Ethereum Classic had another attack scare

By Nicholas Say - min read
Image showing Ethereum Classic coin

Panic broke out as a glitch was mistaken as a potential 51% attack on the Ethereum Classic blockchain

The beginning of August has brought mayhem for Ethereum Classic investors, with problems for users and exchanges. Deposits and withdrawals were halted after tweets from various prominent members of the community warned of serious problems.

Shortly after the issue was identified, it was revealed that a sudden 3,000 block-insertion by an offline miner using obsolete software continuously for 12 hours caused the chain to split.

According to hackmd.io, the diagnosis is as follows,

“There was about 3,000 block-insertions by a miner who was mining (either offline or there) total difficulty could have exceeded current network difficulty…All Ethereum Classic Parity/OpenEthereum nodes couldn’t handle about 3,000 block reorg from the Core-Geth chain, so there was a chain split which made the network unstable”

The diagnosis confirmed that the reorg was an honest mistake, and ended by warning miners to keep, “mining the chain as-is”.

What is a 51% attack and why is it a problem?

At the beginning of the chain reorganisation, all signs bore a resemblance to a 51% attack on the blockchain.

However, blockchain is not perfect as there is a serious flaw in the proof-of-work model.

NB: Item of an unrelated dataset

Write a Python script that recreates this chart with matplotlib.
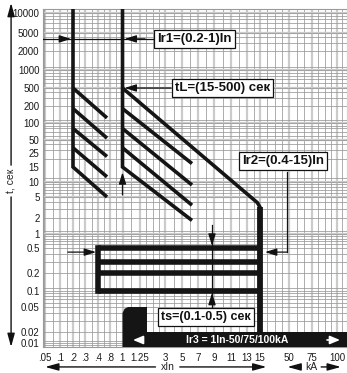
import numpy as np
import matplotlib
matplotlib.use('Agg')
import matplotlib.pyplot as plt

plt.rcParams['font.family'] = ['Liberation Sans', 'DejaVu Sans']

# printed scale of the chart: label values and where they sit (px from the axis origin)
x_vals = [0.04, .05, .1, .2, .3, .4, .8, 1, 1.25, 3, 5, 7, 9, 11, 13, 15, 50, 75, 100, 110]
x_pos = [0, 2, 17, 30, 42, 55, 67, 79.5, 97, 122, 139, 155, 171, 188, 204, 217, 246, 269, 294, 304]
x_labels = ['.05', '.1', '.2', '.3', '.4', '.8', '1', '1.25', '3', '5', '7', '9',
            '11', '13', '15', '50', '75', '100']
y_vals = [0.008, 0.01, 0.02, 0.05, 0.1, 0.2, 0.5, 1, 2, 5, 10, 15, 25, 50, 100,
          200, 500, 1000, 2000, 5000, 10000, 12000]
y_pos = [0, 4, 15, 40, 56, 74, 99, 113, 129, 150, 165, 180, 194, 207, 224, 241,
         259, 277, 296, 314, 334, 338]
y_labels = ['0.01', '0.02', '0.05', '0.1', '0.2', '0.5', '1', '2', '5', '10', '15',
            '25', '50', '100', '200', '500', '1000', '2000', '5000', '10000']

# long-time protection (tL settings), start t on Ir1 lines and end t of each diagonal
ir1_min, ir1_max = 0.2, 1
tl_start = [500, 180, 80, 33, 15]
left_end_x = 0.7
left_end_t = [123, 54, 22, 11.5, 5]
right_end_x = 6.25
right_end_t = [17, 8.7, 3.5, 1.8]          # for tl_start[1:]
top_diag = ([1, 14.6, 15], [500, 3.9, 3.2])

# short-time protection
ir2_min, ir2_max = 0.4, 15
ts_bands = [0.5, 0.3, 0.2, 0.1]

# instantaneous
ir3_x = [1, 1, 1.03, 1.08, 1.74, 1.74, 110, 110]
ir3_t = [0.008, 0.04, 0.047, 0.05, 0.05, 0.02, 0.02, 0.008]

def fx(v):
    return np.interp(v, x_vals, x_pos)

def fx_inv(p):
    return np.interp(p, x_pos, x_vals)

ly = np.log10(y_vals)

def fy(t):
    t = np.clip(np.asarray(t, dtype=float), 1e-6, None)
    return np.interp(np.log10(t), ly, y_pos)

def fy_inv(p):
    return 10 ** np.interp(p, y_pos, ly)

fig = plt.figure(figsize=(3.47, 3.73), dpi=100)
ax = fig.add_axes([43 / 347, 26 / 373, 304 / 347, 338 / 373])
ax.set_xscale('function', functions=(fx, fx_inv))
ax.set_yscale('function', functions=(fy, fy_inv))
ax.set_xlim(x_vals[0], x_vals[-1])
ax.set_ylim(y_vals[0], y_vals[-1])
ytop = y_vals[-1]

# grid
xt = x_vals[1:-1]
xminor = []
for i in range(len(x_vals) - 1):
    a, b = x_vals[i], x_vals[i + 1]
    n = max(1, int(round((x_pos[i + 1] - x_pos[i]) / 7.0)) - 1)
    for k in range(1, n + 1):
        xminor.append(a + (b - a) * k / (n + 1))
ax.vlines(xt, 0, 1, transform=ax.get_xaxis_transform(), colors='#cbcbcb', lw=1.6, zorder=0)
ax.vlines(xminor, 0, 1, transform=ax.get_xaxis_transform(), colors='#979797', lw=0.55, zorder=0)
ygrid = [k * 10.0 ** n for n in range(-3, 4) for k in range(1, 10)] + [10000]
ygrid = [g for g in ygrid if 0.008 < g <= 10000]
ymajor = [g for g in ygrid if str(g)[0] in '15']
ax.hlines(ymajor, 0, 1, transform=ax.get_yaxis_transform(), colors='#cbcbcb', lw=1.6, zorder=0)
ax.hlines(ygrid, 0, 1, transform=ax.get_yaxis_transform(), colors='#979797', lw=0.55, zorder=0)
ax.hlines([10.0 ** n * 1.12 for n in range(-2, 4)], 0, 1, transform=ax.get_yaxis_transform(),
          colors='#979797', lw=0.55, zorder=0)

k = '#151515'
lkw = dict(color=k, lw=2.6, solid_capstyle='butt', solid_joinstyle='miter', zorder=3)

# long-time curves
ax.plot([ir1_min, ir1_min, left_end_x], [ytop, tl_start[-1], left_end_t[-1]], **lkw)
for s, e in zip(tl_start[:-1], left_end_t[:-1]):
    ax.plot([ir1_min, left_end_x], [s, e], **lkw)
ax.plot([ir1_max, ir1_max, right_end_x], [ytop, tl_start[-1], right_end_t[-1]], **lkw)
for s, e in zip(tl_start[1:-1], right_end_t[:-1]):
    ax.plot([ir1_max, right_end_x], [s, e], **lkw)
ax.plot(top_diag[0] + [ir2_max], top_diag[1] + [0.02], **lkw)
ax.plot([ir2_max, ir2_max], [top_diag[1][-1], 0.02], color=k, lw=4.2,
        solid_capstyle='butt', zorder=3)

# short-time bands
for t in ts_bands:
    ax.plot([ir2_min, ir2_max], [t, t], color=k, lw=4.0, solid_capstyle='butt', zorder=3)
ax.plot([ir2_min, ir2_min], [ts_bands[-1], ts_bands[0]], color=k, lw=4.0,
        solid_capstyle='projecting', zorder=3)

# instantaneous
ax.fill(ir3_x, ir3_t, color=k, lw=0, zorder=3)
ax.text(11.75, 0.0121, 'Ir3 = 1In-50/75/100kA', color='white', fontsize=7.5,
        fontweight='bold', ha='center', va='center', zorder=5)

def arrow(p0, p1, color='#111', lw=0.9, hl=0.7, hw=0.22, coords='data'):
    ax.annotate('', xy=p1, xytext=p0, xycoords=coords, textcoords=coords,
                annotation_clip=False,
                arrowprops=dict(arrowstyle='-|>,head_length=%s,head_width=%s' % (hl, hw),
                                color=color, lw=lw, shrinkA=0, shrinkB=0))

wkw = dict(color='white', lw=1.2, hl=0.6, hw=0.25)
arrow((1.46, 0.0121), (1.15, 0.0121), **wkw)
arrow((90, 0.0121), (103, 0.0121), **wkw)

# labels in boxes
bkw = dict(fontsize=9.5, fontweight='bold', color='#111', ha='left', va='center', zorder=6,
           bbox=dict(boxstyle='square,pad=0.25', fc='white', ec='#111', lw=0.9))
ax.text(2.44, 3700, 'Ir1=(0.2-1)In', **bkw)
ax.plot([0.041, 2.16], [3700, 3700], color='#111', lw=0.9, zorder=4)
arrow((0.12, 3700), (0.185, 3700))
arrow((1.6, 3700), (1.03, 3700))

ax.text(4.18, 500, 'tL=(15-500) сек', **bkw)
arrow((3.71, 500), (1.03, 500))
arrow((1, 5.5), (1, 13))

ax.text(12.4, 18.7, 'Ir2=(0.4-15)In', **bkw)
ax.plot([47.5, 47.5], [13.1, 0.43], color='#111', lw=0.9, zorder=4)
arrow((47.6, 0.43), (21, 0.43))
arrow((0.16, 0.43), (0.385, 0.43))

tkw = dict(bkw, fontsize=9)
ax.text(2.72, 0.035, 'ts=(0.1-0.5) сек', **tkw)
ax.plot([8.75, 8.75], [1.45, 0.048], color='#111', lw=0.9, zorder=4)
arrow((8.75, 0.9), (8.75, 0.56))
arrow((8.75, 0.06), (8.75, 0.092))

# ticks
ax.set_xticks(xt)
ax.set_xticklabels(x_labels)
ax.set_yticks(y_vals[1:-1])
ax.set_yticklabels(y_labels)
ax.minorticks_off()
ax.tick_params(length=0, labelsize=7, labelcolor='#1a1a1a')
ax.tick_params(axis='x', pad=4)
ax.tick_params(axis='y', pad=2.5)
for sp in ax.spines.values():
    sp.set_color('#9a9a9a')
    sp.set_linewidth(0.8)

# outside axis arrows
big = dict(color='#111', lw=1.0, hl=0.8, hw=0.22, coords='axes fraction')
arrow((-0.105, 0.538), (-0.105, 1.018), **big)
arrow((-0.105, 0.444), (-0.105, 0.0), **big)
ax.text(-0.105, 0.491, 't, сек', rotation=90, fontsize=7.5, color='#222',
        ha='center', va='center', transform=ax.transAxes)
arrow((0.37, -0.059), (0.007, -0.059), **big)
arrow((0.45, -0.059), (0.735, -0.059), **big)
ax.text(0.411, -0.059, 'xIn', fontsize=7.5, color='#222', ha='center', va='center',
        transform=ax.transAxes)
arrow((0.849, -0.059), (0.804, -0.059), **big)
arrow((0.915, -0.059), (0.98, -0.059), **big)
ax.text(0.882, -0.059, 'kA', fontsize=7.5, color='#222', ha='center', va='center',
        transform=ax.transAxes)

fig.savefig('out.png', dpi=100)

Rewards are given to miners when a block is finalised, which is then immediately cross-checked by the decentralizing ledger to prevent double-spending.

If a majority of miners with over 50% the entire system’s mining power eventually prevent the public ledger from verifying transactions, they can reverse past transactions without the system interfering.

Furthermore, a 51% attack could be used to gain a monopoly over new blocks and reap the rewards for themselves. However, the diagnosis confirms that no double-spending occurred and the Ethereum Classic blockchain appears to be on the mend.

This has happened before

The incident was met with fear and speculation, as there were warnings of an alleged 51% attack in January 2019. ETC developers quickly dismissed it as a side effect of a powerful ehash machine.

Shortly thereafter, Coinbase halted ETC transactions, because it had detected a 51% attack and also double-spending. In its release, Coinbase stated, “We have identified a total of 15 reorganizations, 12 of which contained double spends, totalling 219,500 ETC (~$1.1M)”.